Travel ban for Ebola risk countries
Growing concern over the incidence of the Ebola virus and the increase of cases in the three countries considered to be high risk, i.e Guinea, Sierra Leone and Liberia, over the last week has prompted the South African government to take action. In a statement issued today, Cabinet says that containing the outbreak at source will be essential to limit the spread and mortality caused by the disease to these particular parts of the world. They announced important steps to try and manage the risk of the Ebola virus, which include a total travel ban for all non-citizens travelling from high risk countries, unless the travel is considered absolutely essential.
While they have recognised the outbreak of the Ebola virus has been limited to these countries in West Africa, the spread to other countries need to be contained.
The Department of Health has taken measures in South Africa to enhance surveillance, distribute guidelines to all hospitals in public and private sectors, designate health facilities for the treatment of patients, deployed personal protective equipment (PPE) to designated facilities, conducted training, activated outbreak response teams and is operating a hotline for clinicians through the NICD.
Countries have been divided into three categories, viz
High risk countries (Guinea, Liberia and Sierra Leone);
Medium risk countries (Nigeria, Kenya and Ethiopia). Please note that some of these countries like Kenya and Ethiopia have no Ebola yet, but are mentioned here because most people travelling from West Africa to South Africa travel via these countries;
Low risk countries (all other countries excluding the above)
For the first category countries, that is the high risk countries, there are four types of travelers likely to enter South Africa i.e.
(a) South Africans based in the affected countries;
(b) People with permanent residence status who may come from affected countries;
(c) South Africans who may be traveling to affected countries to conduct business; and
(d) Citizens of the affected countries who want to travel to South Africa
For all these travellers, Cabinet decided as follows:
A total travel ban for all non-citizens travelling from these high risk countries, unless the travel is considered absolutely essential;
For citizens of South Africa who wish to travel to these countries, they will be requested to delay their travel unless it is also absolutely essential for them to travel;
For South African citizens returning from these countries, they will have to be subjected to a stricter screening process that is as follows:
Completing a comprehensive health questionnaire before being allowed entry back into the country;
If the comprehensive medical questionnaire and the temperature screening reveal something, they will have to subject themselves to a complete medical examination
For medium and low risk countries, the normal surveillance that has been going on will just be enhanced.

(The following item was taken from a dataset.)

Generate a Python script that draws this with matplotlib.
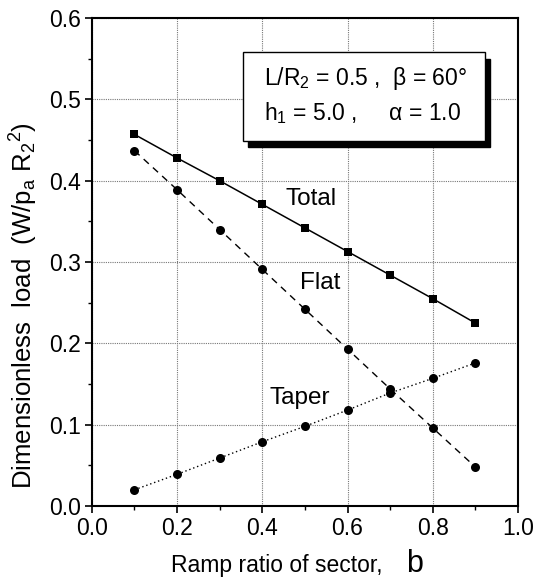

There is a special category of individuals who are South Africans, but work there in the mines, communications, security and retail. For these groups, a special meeting will be held on 22 August 2014 to deal with their unique situation.
Cabinet supports the Southern African Development Community’s (SADC) decision that South Africa be a centre of excellence for training, laboratory diagnosis and clinical expertise. They have also established an Inter-Ministerial Committee (IMC) to deal with the coordination of the response and the funding requested by the Department of Health to the tune of R32.5 million, has been approved.
Part of the funds will be used to deploy the mobile laboratory in Sierra Leone, fund transport and accommodation for the team and training for health care workers.
The statement re-iterated that government remains committed to ensuring the health and wellbeing of all it’s citizens and requests the public to adhere to limited travel restrictions announced in this briefing.